25th
I'm a freelance writer. For a while, I was content doing projects for my clients. And then I remembered a time when I was at my most creative. I wrote poetry and short stories and had endless ideas for screenplays and novels... I miss those days. This blog is all about reclaiming that.
I just spent some time making a dutch apple pie for the first time. I researched the ingredients, peeled the apples, and had fun involving all my senses. If the recipe comes out great, I’ll write it down in my notebook of “keepers”.
This got me thinking about the type of writing I love to do, but barely do anymore. So I decided to make a list so I can refer back to it when I need a little inspiration.
* Travel Writing
* Food Writing
* First Person Essays
* Writing about Freelance Writing
* Poetry
* Flash Fiction
I spend so much time doing other things these days, I wonder why I just don’t let myself be a writer since it seems to be in my blood? What if I were to just focus on writing these selfish things? What would truly happen?

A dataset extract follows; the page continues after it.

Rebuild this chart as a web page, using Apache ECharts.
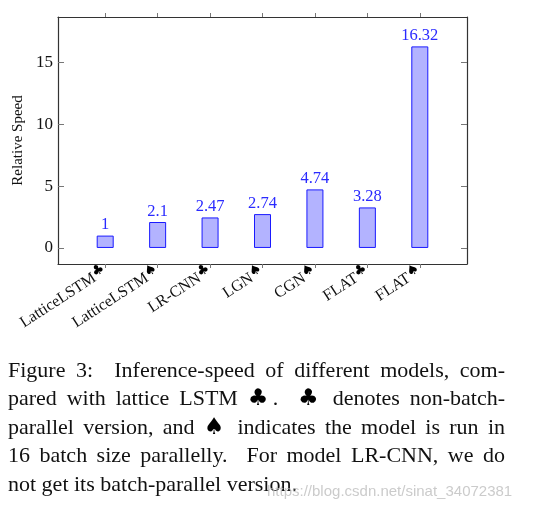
<!DOCTYPE html>
<html>
<head>
<meta charset="utf-8">
<script src="https://cdn.jsdelivr.net/npm/echarts@6/dist/echarts.min.js"></script>
<style>
  body { margin: 0; background: #fff; }
  #chart { position: absolute; left: 0; top: 0; width: 545px; height: 511px; }
  #caption {
    position: absolute; left: 8px; top: 356px; width: 497px;
    font-family: "Liberation Serif", serif; font-size: 22px; line-height: 28.4px; color: #111;
  }
  #caption .ln { text-align: justify; text-align-last: justify; }
  #caption .ln.last { text-align-last: left; }
  #caption .sym { font-family: "DejaVu Sans", sans-serif; font-size: 23px; line-height: 20px; font-weight: bold; color: #000; }
  #mark {
    position: absolute; left: 267px; top: 482px;
    font-family: "Liberation Sans", sans-serif; font-size: 15px; color: rgba(185,185,185,0.75);
  }
</style>
</head>
<body>
<div id="chart"></div>
<div id="caption">
  <div class="ln">Figure 3:&nbsp; Inference-speed of different models, com-</div>
  <div class="ln">pared with lattice LSTM <span class="sym">♣</span>.&nbsp; <span class="sym">♣</span> denotes non-batch-</div>
  <div class="ln">parallel version, and <span class="sym">♠</span> indicates the model is run in</div>
  <div class="ln">16 batch size parallelly.&nbsp; For model LR-CNN, we do</div>
  <div class="ln last">not get its batch-parallel version.</div>
</div>
<div id="mark">https://blog.csdn.net/sinat_34072381</div>
<script>
const models = ['LatticeLSTM', 'LatticeLSTM', 'LR-CNN', 'LGN', 'CGN', 'FLAT', 'FLAT'];
const marks = ['♣', '♠', '♣', '♠', '♠', '♣', '♠'];
const speeds = [1, 2.1, 2.47, 2.74, 4.74, 3.28, 16.32];
const yTicks = [0, 5, 10, 15];

const serif = 'Liberation Serif';
const idx = models.map((m, i) => i);
const frame = { show: true, onZero: false, lineStyle: { color: '#333', width: 1.2 } };
const tickStyle = { color: '#777', width: 1 };

const chart = echarts.init(document.getElementById('chart'));

chart.setOption({
  animation: false,
  grid: { left: 58, right: 78, top: 17, bottom: 247 },
  xAxis: [
    {
      type: 'value', min: -0.9, max: 6.9, position: 'bottom',
      axisLine: frame,
      splitLine: { show: false },
      axisTick: { show: true, customValues: idx, length: 4, lineStyle: tickStyle },
      axisLabel: {
        customValues: idx, rotate: 33, margin: 6,
        formatter: v => '{n|' + models[v] + '}{s|' + marks[v] + '}',
        rich: {
          n: { fontFamily: serif, fontSize: 16, color: '#111', lineHeight: 20 },
          s: { fontFamily: 'DejaVu Sans', fontSize: 14, fontWeight: 'bold', color: '#000', verticalAlign: 'top', lineHeight: 12 }
        }
      }
    },
    {
      type: 'value', min: -0.9, max: 6.9, position: 'top',
      axisLine: frame,
      splitLine: { show: false },
      axisTick: { show: true, customValues: idx, length: 4, lineStyle: tickStyle },
      axisLabel: { show: false }
    }
  ],
  yAxis: [
    {
      type: 'value', min: -1.3, max: 18.7, position: 'left',
      name: 'Relative Speed', nameLocation: 'middle', nameGap: 27,
      nameTextStyle: { fontFamily: serif, fontSize: 15, color: '#111' },
      axisLine: frame,
      splitLine: { show: false },
      axisTick: { show: true, inside: true, length: 6, customValues: yTicks, lineStyle: tickStyle },
      axisLabel: { customValues: yTicks, margin: 5, fontFamily: serif, fontSize: 17, color: '#111' }
    },
    {
      type: 'value', min: -1.3, max: 18.7, position: 'right',
      axisLine: frame,
      splitLine: { show: false },
      axisTick: { show: true, inside: true, length: 6, customValues: yTicks, lineStyle: tickStyle },
      axisLabel: { show: false }
    }
  ],
  series: [{
    type: 'bar',
    xAxisIndex: 0,
    yAxisIndex: 0,
    barWidth: 17,
    data: speeds.map((v, i) => [i, v]),
    itemStyle: { color: '#b3b3ff', borderColor: '#1a1aff', borderWidth: 1 },
    label: {
      show: true, position: 'top', distance: 2,
      fontFamily: serif, fontSize: 16.5, color: '#2a2aff',
      formatter: p => p.value[1]
    }
  }]
});
</script>
</body>
</html>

Yes, I am a writer at heart. I would be much happier and more creative if I remembered that.
I love visiting this site to get inspiration on other creative women. I haven’t had enough creativity in my life lately and it is making me feel out of balance. Visiting this site is helping!
I used to write for the joy of it. Now my writing is a giant to-do list designed to bring me money. I don’t like this.
So, I started a blog today that is purely selfish. Sort of like this but the two sites have different purposes.
Do what you love and the money will follow? I don’t know. Whatever. Both of these projects have nothing to do with money because I need to do SOMETHING to keep me sane.
I am a writer, and I love it … for the most part. But in order to make the kind of money I want, I find that I need to do some work that I don’t necessarily enjoy.
I don’t know how I feel about that. I often wonder - if I fill my plate with projects that bring me joy, will I have an easier time meeting my financial goals in the long run?
This is an experiment I would like to do, but I don’t know if I could afford to.
I used to live near this beer garden in Herrsching, Germany. My husband captured this photo during one of the sunsets we witnessed.
I have a lot of experience writing for the internet because of all the work I’ve done for my clients. After a year and a half or so, I simply got burned out.
So for several months, I kept on saying that I was going to do something about it. Change paths. Find something different. And then I’d panic because of No Money and then take on more work from The Clients. It was an endless cycle.
Finally, I stopped. Cold turkey. This is the first week in a while that I’ve had nothing lined up.
Once I did that, there was a lovely email waiting for me in my inbox. It made me feel pretty happy that I finally listened and stopped trying to be something I’m not. And this new, fun project is something that actually pays more than the work I was doing for the clients.
I like to visit farm stands and organic food markets. Not only is the food healthy, but being in an environment like that makes me want to cook. Sometimes, a beautiful, ripe strawberry can inspire a great dessert, for example.
Today I purchased some wild, sokeye salmon. The flesh was the color of rubies, and it was shiny with oil. On a whim, I grabbed a cedar plank to cook the salmon on.
For me, shopping at a market like that with fresh seafood, beautiful produce, and international ingredients I’ve never heard of, is a highly creative act. Perhaps if I do more of it, I’ll bust out of this creative dry spell.